(Plotting code records)
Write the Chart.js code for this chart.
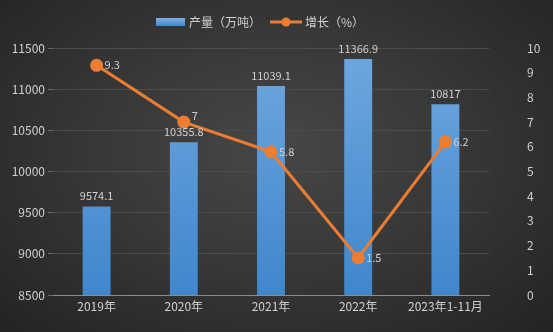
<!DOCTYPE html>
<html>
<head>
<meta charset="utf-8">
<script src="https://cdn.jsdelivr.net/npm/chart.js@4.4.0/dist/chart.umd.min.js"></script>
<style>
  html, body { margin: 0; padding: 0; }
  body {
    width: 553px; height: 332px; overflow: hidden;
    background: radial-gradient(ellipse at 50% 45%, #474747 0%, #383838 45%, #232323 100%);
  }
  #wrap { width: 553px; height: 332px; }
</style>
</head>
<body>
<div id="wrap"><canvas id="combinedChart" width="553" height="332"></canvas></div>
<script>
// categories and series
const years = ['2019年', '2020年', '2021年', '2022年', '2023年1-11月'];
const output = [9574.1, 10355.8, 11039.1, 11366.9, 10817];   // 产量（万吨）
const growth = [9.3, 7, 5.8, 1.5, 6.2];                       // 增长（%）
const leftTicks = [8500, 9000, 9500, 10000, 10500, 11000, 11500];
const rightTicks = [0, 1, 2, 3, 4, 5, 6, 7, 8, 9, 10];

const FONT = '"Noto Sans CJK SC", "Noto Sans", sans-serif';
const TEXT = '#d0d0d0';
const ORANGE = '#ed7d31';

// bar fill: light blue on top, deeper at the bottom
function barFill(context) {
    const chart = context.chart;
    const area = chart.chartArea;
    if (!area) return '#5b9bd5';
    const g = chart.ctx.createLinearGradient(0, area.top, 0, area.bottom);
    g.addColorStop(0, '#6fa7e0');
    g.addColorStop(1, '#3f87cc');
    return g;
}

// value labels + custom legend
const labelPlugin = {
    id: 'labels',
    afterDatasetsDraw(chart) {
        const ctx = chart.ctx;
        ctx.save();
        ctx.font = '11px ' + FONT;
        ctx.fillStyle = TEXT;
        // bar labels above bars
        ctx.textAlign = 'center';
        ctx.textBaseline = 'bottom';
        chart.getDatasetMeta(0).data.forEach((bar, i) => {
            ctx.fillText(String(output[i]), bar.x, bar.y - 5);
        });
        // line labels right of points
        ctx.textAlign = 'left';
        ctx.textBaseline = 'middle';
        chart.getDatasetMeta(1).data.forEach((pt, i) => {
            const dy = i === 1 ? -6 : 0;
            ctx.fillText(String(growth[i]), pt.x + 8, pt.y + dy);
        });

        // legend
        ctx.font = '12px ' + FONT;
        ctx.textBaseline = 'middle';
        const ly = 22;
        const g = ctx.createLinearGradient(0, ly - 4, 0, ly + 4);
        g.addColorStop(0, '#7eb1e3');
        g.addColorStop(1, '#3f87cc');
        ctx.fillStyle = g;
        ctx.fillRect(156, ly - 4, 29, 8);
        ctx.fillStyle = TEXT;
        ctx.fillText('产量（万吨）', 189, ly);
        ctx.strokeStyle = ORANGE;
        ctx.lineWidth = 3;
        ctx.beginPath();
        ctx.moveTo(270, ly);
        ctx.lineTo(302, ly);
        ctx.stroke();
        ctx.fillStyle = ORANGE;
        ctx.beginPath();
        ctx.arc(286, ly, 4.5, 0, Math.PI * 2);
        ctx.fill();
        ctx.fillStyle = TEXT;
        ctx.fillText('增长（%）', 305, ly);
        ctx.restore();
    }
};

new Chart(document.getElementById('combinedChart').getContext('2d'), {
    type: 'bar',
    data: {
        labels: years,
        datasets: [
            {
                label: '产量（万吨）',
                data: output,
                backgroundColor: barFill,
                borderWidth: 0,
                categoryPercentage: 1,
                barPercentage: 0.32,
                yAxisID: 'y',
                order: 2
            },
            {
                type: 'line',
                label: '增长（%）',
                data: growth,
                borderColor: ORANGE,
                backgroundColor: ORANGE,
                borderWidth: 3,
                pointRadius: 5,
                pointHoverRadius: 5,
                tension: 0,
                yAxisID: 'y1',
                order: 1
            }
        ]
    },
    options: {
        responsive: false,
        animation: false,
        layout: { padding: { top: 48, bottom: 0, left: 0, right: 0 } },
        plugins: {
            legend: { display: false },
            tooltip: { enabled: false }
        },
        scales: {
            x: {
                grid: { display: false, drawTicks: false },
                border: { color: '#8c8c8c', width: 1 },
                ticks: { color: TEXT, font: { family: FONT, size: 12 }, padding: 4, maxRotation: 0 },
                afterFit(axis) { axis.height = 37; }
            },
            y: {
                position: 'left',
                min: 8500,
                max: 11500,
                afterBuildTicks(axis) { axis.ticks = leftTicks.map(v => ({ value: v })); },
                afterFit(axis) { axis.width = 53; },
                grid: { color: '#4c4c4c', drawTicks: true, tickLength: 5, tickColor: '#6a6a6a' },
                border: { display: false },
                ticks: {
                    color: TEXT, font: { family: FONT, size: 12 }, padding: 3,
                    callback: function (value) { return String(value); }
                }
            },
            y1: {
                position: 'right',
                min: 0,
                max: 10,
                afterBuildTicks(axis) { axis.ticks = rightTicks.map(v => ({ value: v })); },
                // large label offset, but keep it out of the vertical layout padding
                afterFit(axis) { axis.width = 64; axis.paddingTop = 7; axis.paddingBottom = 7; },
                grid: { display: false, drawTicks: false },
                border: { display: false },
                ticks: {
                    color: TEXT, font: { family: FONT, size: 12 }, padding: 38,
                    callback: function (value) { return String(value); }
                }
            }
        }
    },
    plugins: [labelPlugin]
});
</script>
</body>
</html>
==
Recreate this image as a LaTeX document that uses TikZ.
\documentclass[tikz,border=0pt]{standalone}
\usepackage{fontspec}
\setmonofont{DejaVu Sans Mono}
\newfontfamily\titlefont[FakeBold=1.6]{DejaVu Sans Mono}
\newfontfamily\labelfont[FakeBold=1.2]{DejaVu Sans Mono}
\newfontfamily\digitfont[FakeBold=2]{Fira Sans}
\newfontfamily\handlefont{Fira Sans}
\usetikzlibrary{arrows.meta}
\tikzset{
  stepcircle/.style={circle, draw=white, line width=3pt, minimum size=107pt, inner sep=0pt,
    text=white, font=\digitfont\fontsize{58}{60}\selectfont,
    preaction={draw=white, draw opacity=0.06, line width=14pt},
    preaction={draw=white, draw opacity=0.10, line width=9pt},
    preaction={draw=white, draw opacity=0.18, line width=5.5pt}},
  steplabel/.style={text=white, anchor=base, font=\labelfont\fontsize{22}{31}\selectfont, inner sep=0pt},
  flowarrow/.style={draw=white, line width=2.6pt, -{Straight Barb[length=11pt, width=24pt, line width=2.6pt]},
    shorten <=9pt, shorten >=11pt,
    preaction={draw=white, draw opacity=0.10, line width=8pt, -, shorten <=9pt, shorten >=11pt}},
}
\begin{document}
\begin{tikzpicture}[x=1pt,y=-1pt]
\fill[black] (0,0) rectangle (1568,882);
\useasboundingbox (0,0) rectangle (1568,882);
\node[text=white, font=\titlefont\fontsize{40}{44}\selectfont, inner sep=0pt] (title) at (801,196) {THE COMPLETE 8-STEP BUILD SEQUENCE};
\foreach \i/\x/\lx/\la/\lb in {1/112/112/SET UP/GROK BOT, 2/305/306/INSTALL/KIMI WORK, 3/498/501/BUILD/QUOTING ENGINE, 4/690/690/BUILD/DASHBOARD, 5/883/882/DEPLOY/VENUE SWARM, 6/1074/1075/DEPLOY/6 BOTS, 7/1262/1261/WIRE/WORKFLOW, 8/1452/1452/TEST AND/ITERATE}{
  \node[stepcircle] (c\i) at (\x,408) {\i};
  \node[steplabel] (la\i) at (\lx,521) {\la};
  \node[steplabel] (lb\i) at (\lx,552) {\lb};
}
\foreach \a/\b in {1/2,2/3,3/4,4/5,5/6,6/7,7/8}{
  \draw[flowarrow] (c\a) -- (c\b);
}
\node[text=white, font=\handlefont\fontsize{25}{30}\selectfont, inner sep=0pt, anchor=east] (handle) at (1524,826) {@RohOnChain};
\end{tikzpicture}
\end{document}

→ **SHORT TASK**
From the data above, copy out every line with the string "this" in it.

→ **THE SOLUTION**
Write the Chart.js code for this chart.
Recreate this image as a LaTeX document that uses TikZ.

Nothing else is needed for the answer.